The second thing I considered is that his statement, “Leaders do best when their primary focus is on their own functioning, not that of others”, fits nicely into the Servant Leadership model. A servant leader is one who is not attempting to fix others or manipulate them into behaving a certain way. Rather, a servant leader is one who seeks to create an environment in which those who are led are free to grow into the unique person God is creating, are free to use fully the skill set God has provided them, and are free to become more themselves as a consequence of being led. We can lead no one any further than we are willing to go ourselves. Consequently, if we wish to be good leaders, we must focus on our own functioning first.
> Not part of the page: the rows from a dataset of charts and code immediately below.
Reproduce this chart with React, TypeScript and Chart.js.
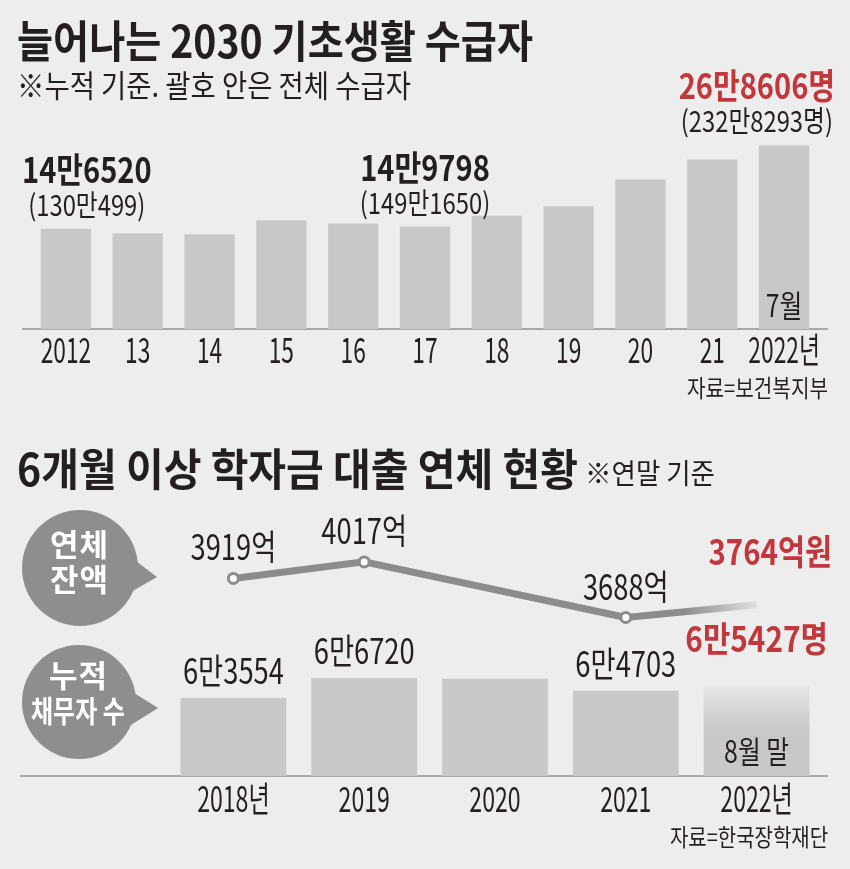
import React, { useEffect, useRef } from 'react';
import { Chart, registerables } from 'chart.js';

Chart.register(...registerables);

// ---------- data ----------
// 2030 기초생활 수급자 (명)
const recipientYears = ['2012', '13', '14', '15', '16', '17', '18', '19', '20', '21', '2022년'];
const recipients2030 = [146520, 140100, 138600, 159100, 154300, 149798, 165600, 179600, 218800, 248100, 268606];
const recipientsTotal = [1300499, null, null, null, null, 1491650, null, null, null, null, 2328293];
const recipientNotes = ['', '', '', '', '', '', '', '', '', '', '7월'];

// 학자금 대출 연체
const loanYears = ['2018년', '2019', '2020', '2021', '2022년'];
const overdueAmount = [3919, 4017, null, 3688, 3764]; // 억원
const debtors = [63554, 66720, 66600, 64703, 65427]; // 명
const debtorLabelShown = [true, true, false, true, true];
const debtorNotes = ['', '', '', '', '8월 말'];

// ---------- style ----------
const BG = '#ededed';
const BAR = '#c8c8c8';
const INK = '#231f20';
const RED = '#c1373b';
const LINE = '#8c8c8c';
const BUBBLE = '#8e8e8e';
const AXIS = '#a9a9a9';
const FONT = '"Noto Sans CJK KR", "Noto Sans", sans-serif';

const fmtMan = (v: number) => `${Math.floor(v / 10000)}만${v % 10000}`;

type TOpt = { size: number; weight?: number; color?: string; scale?: number; align?: 'left' | 'center' | 'right' };

function measureCond(ctx: CanvasRenderingContext2D, text: string, o: TOpt) {
  ctx.save();
  ctx.font = `${o.weight ?? 400} ${o.size}px ${FONT}`;
  const w = ctx.measureText(text).width * (o.scale ?? 1);
  ctx.restore();
  return w;
}

function drawCond(ctx: CanvasRenderingContext2D, text: string, x: number, baseline: number, o: TOpt) {
  const s = o.scale ?? 1;
  ctx.save();
  ctx.font = `${o.weight ?? 400} ${o.size}px ${FONT}`;
  const w = ctx.measureText(text).width * s;
  const align = o.align ?? 'left';
  const left = align === 'right' ? x - w : align === 'center' ? x - w / 2 : x;
  ctx.translate(left, baseline);
  ctx.scale(s, 1);
  ctx.textAlign = 'left';
  ctx.textBaseline = 'alphabetic';
  ctx.fillStyle = o.color ?? INK;
  ctx.fillText(text, 0, 0);
  ctx.restore();
  return w;
}

function drawBaseline(chart: any, x0: number, x1: number) {
  const { ctx } = chart;
  const y = chart.scales.y.bottom;
  ctx.save();
  ctx.strokeStyle = AXIS;
  ctx.lineWidth = 2;
  ctx.beginPath();
  ctx.moveTo(x0, y);
  ctx.lineTo(x1, y);
  ctx.stroke();
  ctx.restore();
}

// ---------- plugins ----------
const recipientsPlugin = {
  id: 'recipientsDecor',
  beforeDatasetsDraw(chart: any) {
    drawBaseline(chart, 22, 828);
  },
  afterDatasetsDraw(chart: any) {
    const { ctx } = chart;
    const xs = chart.scales.x;
    const ys = chart.scales.y;
    recipientYears.forEach((lab, i) => {
      drawCond(ctx, lab, xs.getPixelForValue(i), ys.bottom + 34, { size: 35, scale: 0.65, align: 'center' });
    });
    const meta = chart.getDatasetMeta(0);
    const last = recipients2030.length - 1;
    meta.data.forEach((bar: any, i: number) => {
      const tot = recipientsTotal[i];
      if (tot != null) {
        const isLast = i === last;
        const main = fmtMan(recipients2030[i]) + (isLast ? '명' : '');
        const sub = '(' + fmtMan(tot) + (isLast ? '명' : '') + ')';
        const mo: TOpt = { size: 35, weight: 700, scale: 0.83, color: isLast ? RED : INK, align: 'center' };
        const so: TOpt = { size: 29, weight: 400, scale: 0.82, color: INK, align: 'center' };
        const gw = Math.max(measureCond(ctx, main, mo), measureCond(ctx, sub, so));
        const cx = Math.min(Math.max(bar.x, 22 + gw / 2), 835 - gw / 2);
        drawCond(ctx, main, cx, bar.y - 46, mo);
        drawCond(ctx, sub, cx, bar.y - 13, so);
      }
      if (recipientNotes[i]) {
        drawCond(ctx, recipientNotes[i], bar.x, ys.bottom - 12, { size: 31, scale: 0.8, align: 'center' });
      }
    });
  },
};

const overduePlugin = {
  id: 'overdueDecor',
  afterDatasetsDraw(chart: any) {
    const { ctx } = chart;
    const meta = chart.getDatasetMeta(0);
    const last = overdueAmount.length - 1;
    meta.data.forEach((pt: any, i: number) => {
      const v = overdueAmount[i];
      if (v == null) return;
      if (i === last) {
        drawCond(ctx, `${v}억원`, 832, pt.y - 40, { size: 35, weight: 700, scale: 0.84, color: RED, align: 'right' });
      } else {
        drawCond(ctx, `${v}억`, pt.x, pt.y - 18, { size: 35, scale: 0.78, align: 'center' });
      }
    });
  },
};

const debtorPlugin = {
  id: 'debtorDecor',
  beforeDatasetsDraw(chart: any) {
    drawBaseline(chart, 20, 828);
  },
  afterDatasetsDraw(chart: any) {
    const { ctx } = chart;
    const xs = chart.scales.x;
    const ys = chart.scales.y;
    loanYears.forEach((lab, i) => {
      drawCond(ctx, lab, xs.getPixelForValue(i), ys.bottom + 36, { size: 35, scale: 0.66, align: 'center' });
    });
    const meta = chart.getDatasetMeta(0);
    const last = debtors.length - 1;
    meta.data.forEach((bar: any, i: number) => {
      if (debtorLabelShown[i]) {
        if (i === last) {
          const o: TOpt = { size: 35, weight: 700, scale: 0.85, color: RED, align: 'center' };
          const text = fmtMan(debtors[i]) + '명';
          const w = measureCond(ctx, text, o);
          const cx = Math.min(bar.x, 832 - w / 2);
          drawCond(ctx, text, cx, bar.y - 34, o);
        } else {
          drawCond(ctx, fmtMan(debtors[i]), bar.x, bar.y - 14, { size: 35, scale: 0.78, align: 'center' });
        }
      }
      if (debtorNotes[i]) {
        drawCond(ctx, debtorNotes[i], bar.x, ys.bottom - 13, { size: 31, scale: 0.8, align: 'center' });
      }
    });
  },
};

// ---------- HTML text ----------
let mctx: CanvasRenderingContext2D | null = null;
function metrics(text: string, size: number, weight: number) {
  if (!mctx) mctx = document.createElement('canvas').getContext('2d');
  mctx!.font = `${weight} ${size}px ${FONT}`;
  const m = mctx!.measureText(text);
  return { w: m.width, asc: m.fontBoundingBoxAscent || size * 1.16, desc: m.fontBoundingBoxDescent || size * 0.288 };
}

function Txt(p: {
  text: string; x: number; baseline: number; size: number; weight?: number; color?: string;
  width?: number; scale?: number; align?: 'left' | 'center' | 'right'; spacing?: number;
}) {
  const weight = p.weight ?? 400;
  const spacing = p.spacing ?? 0;
  const m = metrics(p.text, p.size, weight);
  const natural = m.w + spacing * (p.text.length - 1);
  const s = p.width ? p.width / natural : p.scale ?? 1;
  const vis = natural * s;
  const align = p.align ?? 'left';
  const left = align === 'right' ? p.x - vis : align === 'center' ? p.x - vis / 2 : p.x;
  const top = p.baseline - ((p.size - (m.asc + m.desc)) / 2 + m.asc);
  return (
    <div
      style={{
        position: 'absolute', left, top, fontFamily: FONT, fontSize: p.size, fontWeight: weight,
        lineHeight: `${p.size}px`, color: p.color ?? INK, whiteSpace: 'nowrap',
        transform: `scaleX(${s})`, transformOrigin: '0 0', letterSpacing: spacing,
      }}
    >
      {p.text}
    </div>
  );
}

// ---------- component ----------
export default function App() {
  const c1 = useRef<HTMLCanvasElement>(null);
  const c2 = useRef<HTMLCanvasElement>(null);
  const c3 = useRef<HTMLCanvasElement>(null);

  useEffect(() => {
    const common = {
      responsive: false,
      animation: false as const,
      events: [] as any[],
      plugins: { legend: { display: false }, tooltip: { enabled: false } },
    };

    const chart1 = new Chart(c1.current!, {
      type: 'bar',
      data: {
        labels: recipientYears,
        datasets: [{ data: recipients2030, backgroundColor: BAR, borderWidth: 0, barPercentage: 0.7, categoryPercentage: 1 }],
      },
      options: {
        ...common,
        layout: { padding: { left: 30, right: 30, top: 100, bottom: 540 } },
        scales: { x: { display: false }, y: { display: false, min: 0, max: 335000 } },
      },
      plugins: [recipientsPlugin],
    } as any);

    const lastIdx = overdueAmount.length - 1;
    const chart2 = new Chart(c2.current!, {
      type: 'line',
      data: {
        labels: loanYears,
        datasets: [{
          data: overdueAmount,
          borderColor: LINE,
          borderWidth: 7,
          tension: 0,
          spanGaps: true,
          clip: false,
          pointRadius: (c: any) => (c.dataIndex === lastIdx ? 0 : 5),
          pointBackgroundColor: '#ffffff',
          pointBorderColor: LINE,
          pointBorderWidth: 3,
          segment: {
            borderColor: (sc: any) => {
              if (sc.p1DataIndex !== lastIdx) return undefined;
              const g = sc.chart.ctx.createLinearGradient(sc.p0.x, 0, sc.p1.x, 0);
              g.addColorStop(0, LINE);
              g.addColorStop(0.45, LINE);
              g.addColorStop(1, 'rgba(140,140,140,0.12)');
              return g;
            },
          },
        }],
      },
      options: {
        ...common,
        layout: { padding: { left: 168, right: 28, top: 500, bottom: 229 } },
        scales: { x: { display: false, offset: true }, y: { display: false, min: 3555, max: 4383 } },
      },
      plugins: [overduePlugin],
    } as any);

    const lastBar = debtors.length - 1;
    const chart3 = new Chart(c3.current!, {
      type: 'bar',
      data: {
        labels: loanYears,
        datasets: [{
          data: debtors,
          borderWidth: 0,
          barPercentage: 0.808,
          categoryPercentage: 1,
          backgroundColor: (c: any) => {
            if (c.dataIndex !== lastBar) return BAR;
            const ch = c.chart;
            const ys = ch.scales && ch.scales.y;
            if (!ys || !ch.chartArea) return BAR;
            const top = ys.getPixelForValue(debtors[lastBar]);
            const g = ch.ctx.createLinearGradient(0, ys.bottom, 0, top);
            g.addColorStop(0, BAR);
            g.addColorStop(0.5, BAR);
            g.addColorStop(1, 'rgba(200,200,200,0.2)');
            return g;
          },
        }],
      },
      options: {
        ...common,
        layout: { padding: { left: 168, right: 28, top: 640, bottom: 93 } },
        scales: { x: { display: false }, y: { display: false, min: 51300, max: 72700 } },
      },
      plugins: [debtorPlugin],
    } as any);

    return () => {
      chart1.destroy();
      chart2.destroy();
      chart3.destroy();
    };
  }, []);

  const cv: React.CSSProperties = { position: 'absolute', left: 0, top: 0 };

  return (
    <div style={{ position: 'absolute', left: 0, top: 0, width: 850, height: 869, background: BG, overflow: 'hidden' }}>
      <svg width={850} height={869} style={{ position: 'absolute', left: 0, top: 0 }}>
        <circle cx={80} cy={568} r={58} fill={BUBBLE} />
        <polygon points="124,552 124,596 157,577" fill={BUBBLE} />
        <circle cx={79} cy={702} r={57} fill={BUBBLE} />
        <polygon points="123,686 123,730 158,708" fill={BUBBLE} />
      </svg>
      <canvas ref={c1} width={850} height={869} style={cv} />
      <canvas ref={c2} width={850} height={869} style={cv} />
      <canvas ref={c3} width={850} height={869} style={cv} />

      <Txt text="늘어나는 2030 기초생활 수급자" x={17} baseline={58} size={44} weight={700} width={516} />
      <Txt text="※누적 기준. 괄호 안은 전체 수급자" x={17} baseline={97} size={31} width={394} />
      <Txt text="자료=보건복지부" x={828} baseline={397} size={24} width={141} align="right" />

      <Txt text="6개월 이상 학자금 대출 연체 현황" x={17} baseline={486} size={44} weight={700} width={561} />
      <Txt text="※연말 기준" x={585} baseline={484} size={28} width={130} />
      <Txt text="자료=한국장학재단" x={828} baseline={846} size={24} width={158} align="right" />

      <Txt text="연체" x={79} baseline={556} size={31} weight={700} color="#ffffff" scale={1} spacing={1} align="center" />
      <Txt text="잔액" x={79} baseline={591} size={31} weight={700} color="#ffffff" scale={1} spacing={1} align="center" />
      <Txt text="누적" x={78} baseline={687} size={31} weight={700} color="#ffffff" scale={1} spacing={1} align="center" />
      <Txt text="채무자 수" x={78} baseline={722} size={30} weight={700} color="#ffffff" scale={0.8} align="center" />
    </div>
  );
}
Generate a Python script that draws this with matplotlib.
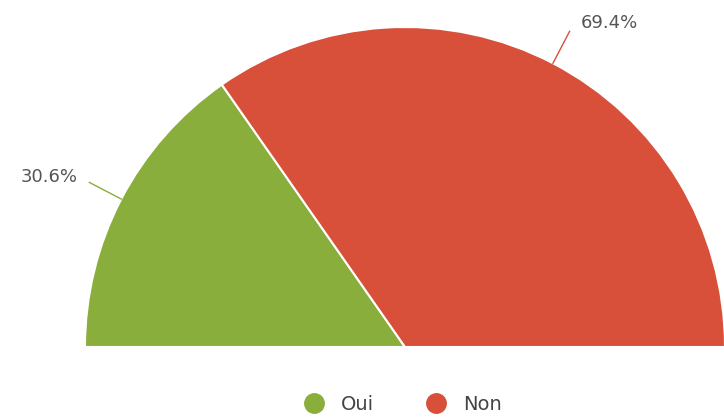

The third thing I thought when I heard, “Leaders do best when their primary focus is on their own functioning, not that of others”, was a much more personal question: “Rick, how are you functioning?” The statement and question force one into honest self-reflection, deep self-inspection, and intentional self-improvement. If I want to be an exceptional leader, I must consider my own abilities and my own functioning everyday. I have written the statement on an index card, I have put it in my phone, and now I’m writing to share it with you.

“Leaders do best when their primary focus is on their own functioning, not that of others.”

This truism applies across the spectrum from “leadership” agencies which set the pace for other organizations to individuals like you and me who simply want to do our best.